A new study by Kroll Advisory Solutions highlights the information security risks lurking in oft-neglected places
A new study by Kroll Advisory Solutions highlights the information security risks lurking in oft-neglected places

“Almost everyone has a weak link. It may not be something you are focusing on. It may be something you think is covered, but if it is there, it is likely to be exploited”, commented Alan Brill, senior managing director at Kroll Advisory Solutions.

For example, most voicemail systems use nothing more than a four-digit password for access. There have been recent voicemail system breaches, where unauthorized individuals were able to crack the password and gain access to the user’s voicemail, including private company information, according to Kroll’s 2012 Corporate Data Theft Hot Spots report. In some systems, successful hackers could listen to messages and reset the system to appear as though the messages had never been accessed.

“Voicemail systems have become so ubiquitous that they are under the radar.
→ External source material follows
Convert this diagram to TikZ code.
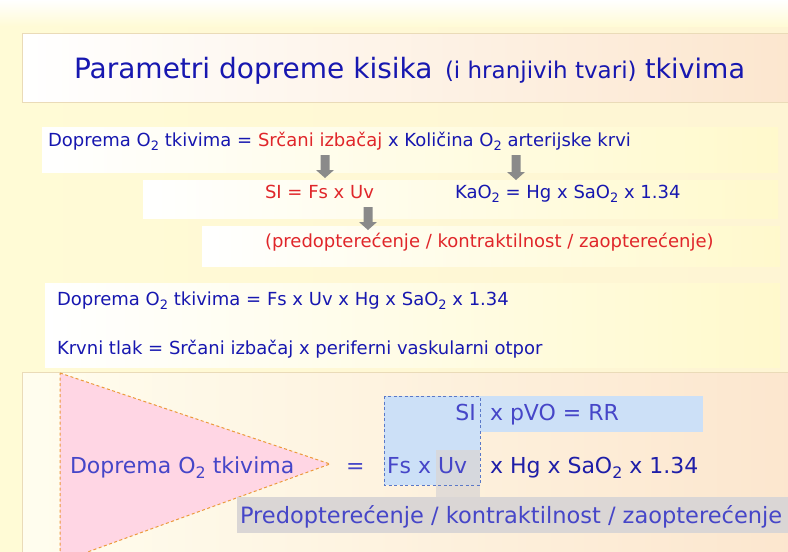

People forget that with the convergence of technology, everything is digital….The voicemail system is a specialized computer”, Brill told Infosecurity.

Also, phone and video conferencing systems are widely used in the corporate environment, yet most employees tend to use the same bridge number and access code repeatedly, particularly if the meeting occurs regularly, according to Kroll. This can leave conference calls vulnerable to access by unauthorized users, including former employees and hackers who gain access to the call-in information.

“Companies have conference calls all the time. If you have a highly sensitive conference call, and one of your employees departs for a competitor, it might be a good idea to get a new PIN and phone number”, Brill said.

In a widely publicized incident last year, Anonymous was able to obtain the call-in information and listen in on a conference call between the FBI and Scotland Yard about their investigations and prosecutions of Anonymous members.

“If I want information, I can try to get it from any source, not just the ones you have thought about and prepared for. The way voicemail and conference calls are used, they can be an excellent source of information”, Brill stressed.

Even the mailroom is not immune from data breaches, Kroll identifies mailrooms as a security hot spot due to the amount of sensitive information entering and leaving the company via the mail. There have been cases where insiders were able to steal media storage devices by placing them in a standard postal box and putting them with the outgoing mail.

“There are blind spots in everybody’s work life. What we try to do in putting these hot spots together is just to say, ‘Just because they are a blind spot to you, doesn’t mean they are blind spots to the bad guys'”, Brill concluded.